What was he thinking of? That was the first question that came to mind when the story of New York governor Eliot Spitzer's involvement with a prostitution ring was reported in the media.

It was also the first question that came to mind when star quarterback Michael Vick ruined his career and lost his freedom over his involvement in illegal dog fighting. It is a question that arises when other very fortunate people risk everything for some trivial satisfaction.
 
New York Governor Eliot Spitzer addresses the media at his office in New York, March 10, 2008. Spitzer apologized to his family for a "private matter" on Monday but made no reference to a New York Times report that he may have been linked to a prostitution ring. "I am disappointed that I failed to live up to the standard that I expect of myself. I must now dedicate some time to regain the trust of my family," Spitzer told a packed room of reporters in New York City. He said nothing about possibly resigning.

Many in the media refer to Eliot Spitzer as some moral hero who fell from grace. Spitzer was never a moral hero. He was an unscrupulous prosecutor who threw his power around to ruin people, even when he didn't have any case with which to convict them of anything.

Because he was using his overbearing power against businesses, the anti-business left idolized him, just as they idolized Ralph Nader before him as some sort of secular saint because he attacked General Motors.

What Eliot Spitzer did was not out of character. It was completely in character for someone with the hubris that comes with the ability to misuse his power to make or break innocent people.

After John Whitehead, former head of Goldman Sachs, wrote an op-ed column in the Wall Street Journal, criticizing Attorney General Spitzer's handling of a case involving Maurice Greenberg, Spitzer was quoted by Whitehead as saying: "I will be coming after you. You will pay the price. This is only the beginning and you will pay dearly for what you have done."
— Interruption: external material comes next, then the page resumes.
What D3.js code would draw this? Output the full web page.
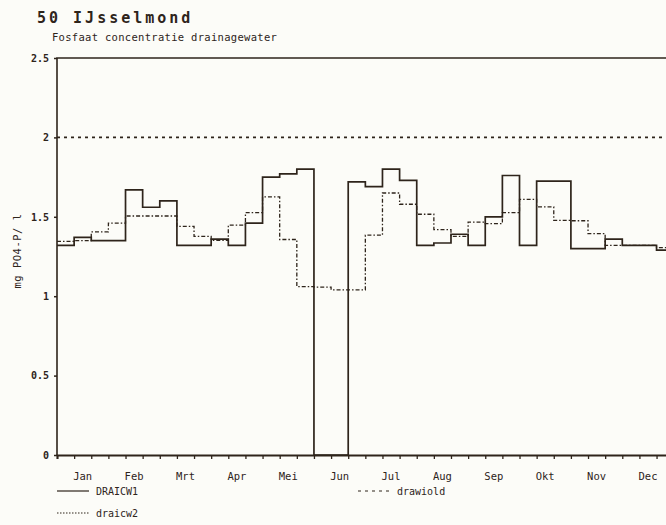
<!DOCTYPE html>
<html>
<head>
<meta charset="utf-8">
<script src="https://cdn.jsdelivr.net/npm/d3@7"></script>
<style>
  body { margin: 0; background: #fcfcf8; }
  svg { display: block; }
  text { fill: #2e241b; font-family: "DejaVu Sans Mono", monospace; }
</style>
</head>
<body>
<svg id="chart" width="666" height="525"></svg>
<script>
// month labels, one per 3 decades
const months = ["Jan", "Feb", "Mrt", "Apr", "Mei", "Jun", "Jul", "Aug", "Sep", "Okt", "Nov", "Dec"];
const yTicks = [0, 0.5, 1, 1.5, 2, 2.5];

// decade (10-day) values, mg PO4-P / l
const draicw1 = [1.32, 1.37, 1.35, 1.35, 1.67, 1.56, 1.60, 1.32, 1.32, 1.36, 1.32, 1.46,
                 1.75, 1.77, 1.80, 0, 0, 1.72, 1.69, 1.80, 1.73, 1.32, 1.335, 1.39,
                 1.32, 1.50, 1.76, 1.32, 1.725, 1.725, 1.30, 1.30, 1.36, 1.32, 1.32, 1.29];
const draicw2 = [1.345, 1.35, 1.405, 1.46, 1.505, 1.505, 1.505, 1.44, 1.377, 1.352, 1.447, 1.526,
                 1.625, 1.357, 1.06, 1.057, 1.04, 1.04, 1.384, 1.65, 1.579, 1.516, 1.419, 1.377,
                 1.467, 1.457, 1.526, 1.61, 1.562, 1.478, 1.475, 1.394, 1.32, 1.32, 1.32, 1.306];
const drawiold = 2.0;

const margin = { top: 58, left: 57, bottom: 70 };
const svg = d3.select("#chart");
const plotRight = 57 + 36 * 17.13;

const x = d3.scaleLinear().domain([0, 36]).range([margin.left, plotRight]);
const y = d3.scaleLinear().domain([0, 2.5]).range([455, margin.top]);

const ink = "#2e241b";

// titles
svg.append("text").attr("x", 37).attr("y", 23)
    .style("font-size", "15px").style("font-weight", "bold")
    .style("letter-spacing", "3px")
    .text("50 IJsselmond");
svg.append("text").attr("x", 52).attr("y", 41)
    .style("font-size", "10.5px")
    .style("letter-spacing", "0.3px")
    .text("Fosfaat concentratie drainagewater");

// frame
svg.append("path")
    .attr("d", "M" + x(0) + "," + y(0) + "V" + y(2.5) + "H" + x(36) + "V" + y(0))
    .attr("fill", "none").attr("stroke", ink).attr("stroke-width", 1.6);

// y axis ticks + labels
const yAxis = d3.axisLeft(y).tickValues(yTicks).tickSize(3)
    .tickFormat(d => d === 0 ? "0" : String(d));
const gy = svg.append("g").attr("transform", "translate(" + x(0) + ",0)").call(yAxis);
gy.select(".domain").remove();
gy.selectAll("line").attr("stroke", ink).attr("stroke-width", 1.5);
gy.selectAll("text").style("font-size", "10px").style("font-weight", "bold")
    .style("font-family", "DejaVu Sans Mono, monospace").attr("fill", ink).attr("dx", "-2");

// y axis title
svg.append("text")
    .attr("transform", "translate(21,251) rotate(-90)")
    .attr("text-anchor", "middle")
    .style("font-size", "10.5px")
    .style("letter-spacing", "0.5px")
    .text("mg PO4-P/ l");

// x axis: decade ticks
const gx = svg.append("g").attr("transform", "translate(0," + y(0) + ")")
    .call(d3.axisBottom(x).tickValues(d3.range(0, 37)).tickSize(4).tickFormat(""));
gx.select(".domain").attr("stroke", ink).attr("stroke-width", 2);
gx.selectAll("line").attr("stroke", ink).attr("stroke-width", 1.3);

// month labels
svg.append("g").selectAll("text").data(months).join("text")
    .attr("x", (d, i) => x(i * 3 + 1.5))
    .attr("y", 480)
    .attr("text-anchor", "middle")
    .style("font-size", "10.5px")
    .text(d => d);

// step lines
const step = d3.line()
    .x(d => x(d[0])).y(d => y(d[1]))
    .curve(d3.curveStepAfter);
const pts = arr => arr.map((v, i) => [i, v]).concat([[36, arr[35]]]);

svg.append("path").datum([[0, drawiold], [36, drawiold]])
    .attr("d", step).attr("fill", "none")
    .attr("stroke", ink).attr("stroke-width", 1.8).attr("stroke-dasharray", "3,4");

svg.append("path").datum(pts(draicw2))
    .attr("d", step).attr("fill", "none")
    .attr("stroke", ink).attr("stroke-width", 1.3).attr("stroke-dasharray", "4,2,1.5,2");

svg.append("path").datum(pts(draicw1))
    .attr("d", step).attr("fill", "none")
    .attr("stroke", ink).attr("stroke-width", 1.7);

// legend
const legend = [
    { name: "DRAICW1", dash: null, lx: 57, ly: 491 },
    { name: "drawiold", dash: "3,4", lx: 358, ly: 491 },
    { name: "draicw2", dash: "1.5,1.5", lx: 57, ly: 513 }
];
const lg = svg.append("g").selectAll("g").data(legend).join("g")
    .attr("transform", d => "translate(" + d.lx + "," + d.ly + ")");
lg.append("line").attr("x1", 0).attr("x2", 32).attr("y1", 0).attr("y2", 0)
    .attr("stroke", ink).attr("stroke-width", 1.2)
    .attr("stroke-dasharray", d => d.dash);
lg.append("text").attr("x", 39).attr("y", 4)
    .style("font-size", "10px")
    .text(d => d.name);
</script>
</body>
</html>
When you start thinking of yourself as a little tin god, able to throw your weight around to bully people into silence, it is a sign of a sense of being exempt from the laws and social rules that apply to other people.

For someone with this kind of hubris to risk his whole political career for a fling with a prostitute is no more surprising than for Michael Vick to throw away millions to indulge his taste for dog fighting or for Leona Helmsley to avoid paying taxes -- not because she couldn't easily afford to pay taxes and still have more money left than she could ever spend -- but because she felt above the rules that apply to "the little people."

What is almost as scary as having someone like Eliot Spitzer holding power is having so many pundits talking as if this is just a "personal" flaw in Governor Spitzer that should not disqualify him for public office. Spitzer himself spoke of his "personal" failing as if it had nothing to do with his being Governor of New York.

In this age, when it is considered the height of sophistication to be "non-judgmental," one of the corollaries is that "personal" failings have no relevance to the performance of official duties.

What that amounts to, ultimately, is that character doesn't matter. In reality, character matters enormously, more so than most things that can be seen, measured or documented.

Character is what we have to depend on when we entrust power over ourselves, our children and our society to government officials.

We cannot risk all that for the sake of the fashionable affectation of being more non-judgmental than thou.

Currently, various facts are belatedly beginning to leak out that give us clues to the character of Barack Obama. But to report these facts is being characterized as a "personal" attack.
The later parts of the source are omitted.